## [SET EXERCISE]
Lines after the one containing "ax.spines[lado].set_linewidth(0.9)" are to be omitted; print exactly each line from the start of the records up to and including it.
= = =
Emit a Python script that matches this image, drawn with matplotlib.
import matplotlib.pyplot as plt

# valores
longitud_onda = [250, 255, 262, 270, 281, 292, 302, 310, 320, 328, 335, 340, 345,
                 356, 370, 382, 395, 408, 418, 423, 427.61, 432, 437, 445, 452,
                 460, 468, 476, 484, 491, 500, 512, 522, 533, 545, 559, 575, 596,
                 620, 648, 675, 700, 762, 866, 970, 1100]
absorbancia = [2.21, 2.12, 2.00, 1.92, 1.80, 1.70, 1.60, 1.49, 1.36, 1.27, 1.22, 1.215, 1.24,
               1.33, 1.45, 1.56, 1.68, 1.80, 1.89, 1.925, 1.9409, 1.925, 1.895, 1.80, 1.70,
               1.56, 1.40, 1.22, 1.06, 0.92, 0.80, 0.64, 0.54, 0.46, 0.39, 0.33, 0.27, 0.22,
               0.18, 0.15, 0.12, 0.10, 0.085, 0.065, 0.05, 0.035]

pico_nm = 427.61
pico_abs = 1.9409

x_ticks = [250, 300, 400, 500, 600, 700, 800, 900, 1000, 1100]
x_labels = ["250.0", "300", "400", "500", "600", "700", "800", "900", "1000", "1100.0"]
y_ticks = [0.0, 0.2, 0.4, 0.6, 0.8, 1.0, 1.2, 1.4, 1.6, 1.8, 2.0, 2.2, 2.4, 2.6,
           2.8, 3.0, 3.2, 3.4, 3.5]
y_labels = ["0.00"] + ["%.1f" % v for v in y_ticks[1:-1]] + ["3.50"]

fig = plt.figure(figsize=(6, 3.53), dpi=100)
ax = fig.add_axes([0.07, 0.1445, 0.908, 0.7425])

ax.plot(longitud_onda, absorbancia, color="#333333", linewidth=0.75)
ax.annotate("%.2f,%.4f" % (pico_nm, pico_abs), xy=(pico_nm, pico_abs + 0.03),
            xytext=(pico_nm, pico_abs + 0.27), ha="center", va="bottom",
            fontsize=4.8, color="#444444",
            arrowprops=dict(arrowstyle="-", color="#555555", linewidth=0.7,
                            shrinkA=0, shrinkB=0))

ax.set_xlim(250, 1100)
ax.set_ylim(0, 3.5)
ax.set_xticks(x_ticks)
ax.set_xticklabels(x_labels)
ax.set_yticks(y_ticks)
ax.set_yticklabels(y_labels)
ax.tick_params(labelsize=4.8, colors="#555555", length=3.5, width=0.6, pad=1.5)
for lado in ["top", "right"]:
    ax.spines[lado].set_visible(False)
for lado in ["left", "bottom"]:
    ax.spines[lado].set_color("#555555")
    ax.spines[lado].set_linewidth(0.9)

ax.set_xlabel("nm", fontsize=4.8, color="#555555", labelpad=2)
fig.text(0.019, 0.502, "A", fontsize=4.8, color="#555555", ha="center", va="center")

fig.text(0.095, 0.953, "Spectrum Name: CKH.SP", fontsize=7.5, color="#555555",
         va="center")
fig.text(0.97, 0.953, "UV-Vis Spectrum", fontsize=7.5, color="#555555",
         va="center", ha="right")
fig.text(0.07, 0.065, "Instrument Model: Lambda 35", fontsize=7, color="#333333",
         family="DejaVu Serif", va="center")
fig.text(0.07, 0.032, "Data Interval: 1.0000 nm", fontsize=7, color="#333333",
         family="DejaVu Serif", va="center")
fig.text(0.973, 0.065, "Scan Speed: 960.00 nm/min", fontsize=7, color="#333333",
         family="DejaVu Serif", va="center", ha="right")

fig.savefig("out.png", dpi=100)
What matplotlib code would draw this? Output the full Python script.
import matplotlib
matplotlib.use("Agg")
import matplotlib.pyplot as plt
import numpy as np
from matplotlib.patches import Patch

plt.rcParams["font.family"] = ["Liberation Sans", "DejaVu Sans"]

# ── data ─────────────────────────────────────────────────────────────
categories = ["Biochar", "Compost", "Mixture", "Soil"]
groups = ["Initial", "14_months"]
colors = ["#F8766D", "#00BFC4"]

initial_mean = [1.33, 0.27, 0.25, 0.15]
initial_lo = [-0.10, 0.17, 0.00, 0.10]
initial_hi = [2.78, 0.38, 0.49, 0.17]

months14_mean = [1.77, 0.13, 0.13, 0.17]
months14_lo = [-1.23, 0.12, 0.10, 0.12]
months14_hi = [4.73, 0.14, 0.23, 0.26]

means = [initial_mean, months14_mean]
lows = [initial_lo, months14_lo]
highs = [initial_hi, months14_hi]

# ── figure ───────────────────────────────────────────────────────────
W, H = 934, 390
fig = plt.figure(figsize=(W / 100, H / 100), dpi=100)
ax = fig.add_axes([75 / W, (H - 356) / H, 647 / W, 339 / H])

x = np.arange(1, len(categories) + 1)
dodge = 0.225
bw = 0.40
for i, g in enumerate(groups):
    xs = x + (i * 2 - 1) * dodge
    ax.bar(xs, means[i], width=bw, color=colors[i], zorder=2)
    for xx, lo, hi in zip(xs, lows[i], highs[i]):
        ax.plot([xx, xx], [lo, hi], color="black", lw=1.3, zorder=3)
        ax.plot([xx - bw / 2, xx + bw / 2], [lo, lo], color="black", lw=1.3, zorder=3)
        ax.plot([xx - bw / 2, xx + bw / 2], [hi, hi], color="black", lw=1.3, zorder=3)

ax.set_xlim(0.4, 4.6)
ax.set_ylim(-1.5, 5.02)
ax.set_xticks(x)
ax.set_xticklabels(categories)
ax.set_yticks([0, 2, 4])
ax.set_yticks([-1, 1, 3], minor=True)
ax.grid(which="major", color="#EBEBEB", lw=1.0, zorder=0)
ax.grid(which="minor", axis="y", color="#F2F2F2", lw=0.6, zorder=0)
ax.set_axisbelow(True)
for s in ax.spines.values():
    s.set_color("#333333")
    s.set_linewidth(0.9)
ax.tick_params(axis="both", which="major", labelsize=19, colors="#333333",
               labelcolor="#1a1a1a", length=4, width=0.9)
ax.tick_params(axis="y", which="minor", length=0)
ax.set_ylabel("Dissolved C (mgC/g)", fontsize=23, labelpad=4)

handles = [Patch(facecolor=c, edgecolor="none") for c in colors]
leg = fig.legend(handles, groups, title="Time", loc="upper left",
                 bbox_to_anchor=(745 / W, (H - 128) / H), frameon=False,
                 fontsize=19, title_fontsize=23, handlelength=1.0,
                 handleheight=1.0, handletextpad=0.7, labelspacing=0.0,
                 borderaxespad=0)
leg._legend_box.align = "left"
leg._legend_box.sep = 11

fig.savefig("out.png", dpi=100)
= = =
## [ANSWER FOR THIS EXERCISE]
Emit a Python script that matches this image, drawn with matplotlib.
import matplotlib.pyplot as plt

# valores
longitud_onda = [250, 255, 262, 270, 281, 292, 302, 310, 320, 328, 335, 340, 345,
                 356, 370, 382, 395, 408, 418, 423, 427.61, 432, 437, 445, 452,
                 460, 468, 476, 484, 491, 500, 512, 522, 533, 545, 559, 575, 596,
                 620, 648, 675, 700, 762, 866, 970, 1100]
absorbancia = [2.21, 2.12, 2.00, 1.92, 1.80, 1.70, 1.60, 1.49, 1.36, 1.27, 1.22, 1.215, 1.24,
               1.33, 1.45, 1.56, 1.68, 1.80, 1.89, 1.925, 1.9409, 1.925, 1.895, 1.80, 1.70,
               1.56, 1.40, 1.22, 1.06, 0.92, 0.80, 0.64, 0.54, 0.46, 0.39, 0.33, 0.27, 0.22,
               0.18, 0.15, 0.12, 0.10, 0.085, 0.065, 0.05, 0.035]

pico_nm = 427.61
pico_abs = 1.9409

x_ticks = [250, 300, 400, 500, 600, 700, 800, 900, 1000, 1100]
x_labels = ["250.0", "300", "400", "500", "600", "700", "800", "900", "1000", "1100.0"]
y_ticks = [0.0, 0.2, 0.4, 0.6, 0.8, 1.0, 1.2, 1.4, 1.6, 1.8, 2.0, 2.2, 2.4, 2.6,
           2.8, 3.0, 3.2, 3.4, 3.5]
y_labels = ["0.00"] + ["%.1f" % v for v in y_ticks[1:-1]] + ["3.50"]

fig = plt.figure(figsize=(6, 3.53), dpi=100)
ax = fig.add_axes([0.07, 0.1445, 0.908, 0.7425])

ax.plot(longitud_onda, absorbancia, color="#333333", linewidth=0.75)
ax.annotate("%.2f,%.4f" % (pico_nm, pico_abs), xy=(pico_nm, pico_abs + 0.03),
            xytext=(pico_nm, pico_abs + 0.27), ha="center", va="bottom",
            fontsize=4.8, color="#444444",
            arrowprops=dict(arrowstyle="-", color="#555555", linewidth=0.7,
                            shrinkA=0, shrinkB=0))

ax.set_xlim(250, 1100)
ax.set_ylim(0, 3.5)
ax.set_xticks(x_ticks)
ax.set_xticklabels(x_labels)
ax.set_yticks(y_ticks)
ax.set_yticklabels(y_labels)
ax.tick_params(labelsize=4.8, colors="#555555", length=3.5, width=0.6, pad=1.5)
for lado in ["top", "right"]:
    ax.spines[lado].set_visible(False)
for lado in ["left", "bottom"]:
    ax.spines[lado].set_color("#555555")
    ax.spines[lado].set_linewidth(0.9)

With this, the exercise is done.